池田(常葉大)・「津波てんでんこ」という言葉が三陸にあります。津波が起きた時には「てんでバラバラに逃げろ」ということです。これは人を身捨てて、蹴飛ばしてでも逃げろということではないのです。津波が起きたら、近所のおじいちゃん、おばあちゃんに声を掛ける時間がない。家族や地域で事前に話し合い、逃げ方、落ち合い方について決めておく。つまり見捨てるではなく、事前準備とセットになっている意味なのです。普段の準備が大切です。

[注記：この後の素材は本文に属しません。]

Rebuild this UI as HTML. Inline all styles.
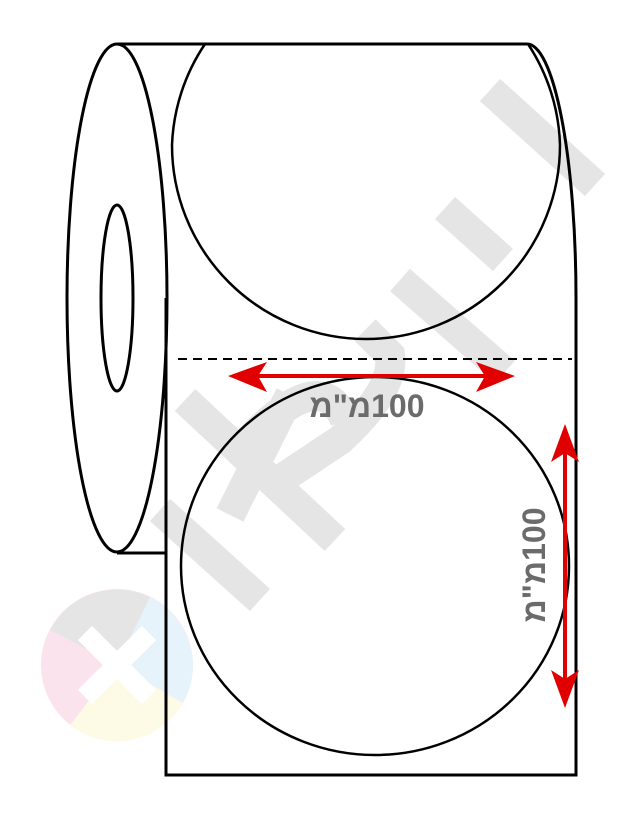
<!DOCTYPE html>
<html><head><meta charset="utf-8"><style>
html,body{margin:0;padding:0;background:#fff;width:643px;height:820px;overflow:hidden}
svg{display:block}
</style></head><body>
<svg width="643" height="820" viewBox="0 0 643 820" xmlns="http://www.w3.org/2000/svg">
<!-- watermark -->
<g>
<circle cx="117" cy="665" r="76" fill="#fbe3ee"/>
<path d="M117 665 L183 703 A76 76 0 0 1 70 725 Z" fill="#fdfbe6"/>
<path d="M117 665 L150 597 A76 76 0 0 1 183 703 Z" fill="#e6f3fa"/>
<path d="M117 665 L50 630 A76 76 0 0 1 150 597 Z" fill="#e5e5e5"/>
<path d="M85 633 L149 697 M149 633 L85 697" stroke="#fff" stroke-width="20"/>
<g stroke="#e5e5e5" stroke-width="30" fill="none">
<path d="M400 280 L505 372"/>
<path d="M445 208 L503 260"/>
<path d="M490 90 L595 185"/>
<path d="M280 480 L340 440 Q395 390 390 355 L365 330"/>
<path d="M240 450 Q320 360 345 420"/>
<path d="M290 395 L230 515"/>
<path d="M335 540 L185 400"/>
<path d="M260 600 L160 510"/>
</g>
</g>
<g fill="none" stroke="#000" stroke-width="3">
<ellipse cx="117" cy="298" rx="50" ry="254"/>
<ellipse cx="117" cy="298" rx="16" ry="93"/>
<path d="M117 44 L527 44 A49 254 0 0 1 576 298 L576 775 L166 775 L166 298"/>
<path d="M117 553 L166 553"/>
<path d="M560 145 A194 194 0 0 1 172 145 A194 194 0 0 1 205 44 M528 44 A194 194 0 0 1 560 145" stroke-width="2.5"/>
<ellipse cx="375" cy="566" rx="194" ry="189" stroke-width="2.5"/>
</g>
<line x1="178" y1="359" x2="572" y2="359" stroke="#000" stroke-width="2" stroke-dasharray="9,6"/>
<g fill="#e00000" stroke="#e00000">
<line x1="245" y1="376" x2="500" y2="376" stroke-width="4"/>
<path d="M228 376 L267 362 L258 376 L267 392 Z" stroke="none"/>
<path d="M515 376 L476 362 L485 376 L476 392 Z" stroke="none"/>
<line x1="565" y1="440" x2="565" y2="692" stroke-width="4"/>
<path d="M565 424 L551 462 L565 453 L579 462 Z" stroke="none"/>
<path d="M565 708 L551 670 L565 679 L579 670 Z" stroke="none"/>
</g>
<text x="367" y="417" direction="rtl" unicode-bidi="embed" text-anchor="middle" font-family="Liberation Sans, DejaVu Sans, sans-serif" font-weight="bold" font-size="32" fill="#6b6b6b">100מ"מ</text>
<text transform="translate(545,565) rotate(-90)" direction="rtl" unicode-bidi="embed" text-anchor="middle" font-family="Liberation Sans, DejaVu Sans, sans-serif" font-weight="bold" font-size="32" fill="#6b6b6b">100מ"מ</text>
</svg>
</body></html>
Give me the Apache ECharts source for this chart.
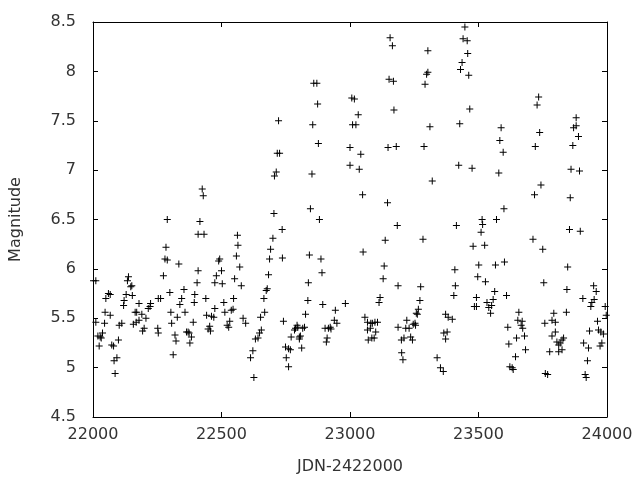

後藤・そういう準備は、訓練の方法、事前のシミュレーションの方法を考えればいろいろできると思います。別々に逃げてどこかで落ち合う。一人で歩けないお年寄りがいる場合は、そこを通る経路の人が、逃げながら寄るなどです。
自衛隊は災害派遣だけの訓練をするわけではないのですが、学校や部隊、そして日々の業務で繰り返し訓練と教育を受けます。ですから、災害の時にも、自然と統一的行動ができるんです。東日本大震災の時に、私は自衛艦隊である隊司令でした。震災後に、津波が迫っている映像を見て1時間後には約8割の人員が持ち場に戻って、出航できる体制ができたんです。
池田(アゴラ)・防災訓練で平時から気合いの入るやり方はないでしょうか。
後藤・気合いの入らない訓練は、「訓練のための訓練」になります。いつも同じ所から同じ所へ行く訓練ではなく、実際に地震が起きた時には天井が落ちるかもしれない。人が倒れているかもしれない。そんな変化の状況を想定して、訓練内でつくります。人数を確認するにはどうするか意識するようになる。自分がやらないといけないものを見つけさせると、多少気合いが入り、気づきも得られるのではないでしょうか。
池田(アゴラ)・日本では、有事のこと自体を考えることがタブーになっているように見えます。朝日新聞が今、たたかれていますが、平和と唱えていれば、「良い人」、「ヒューマニスト」だという、おかしな錯覚ができてしまったように思えます。
祈っていれば安全がくるというのは幻想です。今回のシンポジウムは、津波で約1万5000人の方が亡くなっているのに、その原因を分析せず、原発事故にばかり関心が向いています。第一セッションの議論で、地震全体のリスクが日本でいかに大きいかを改めて思い起こしてほしいと思います。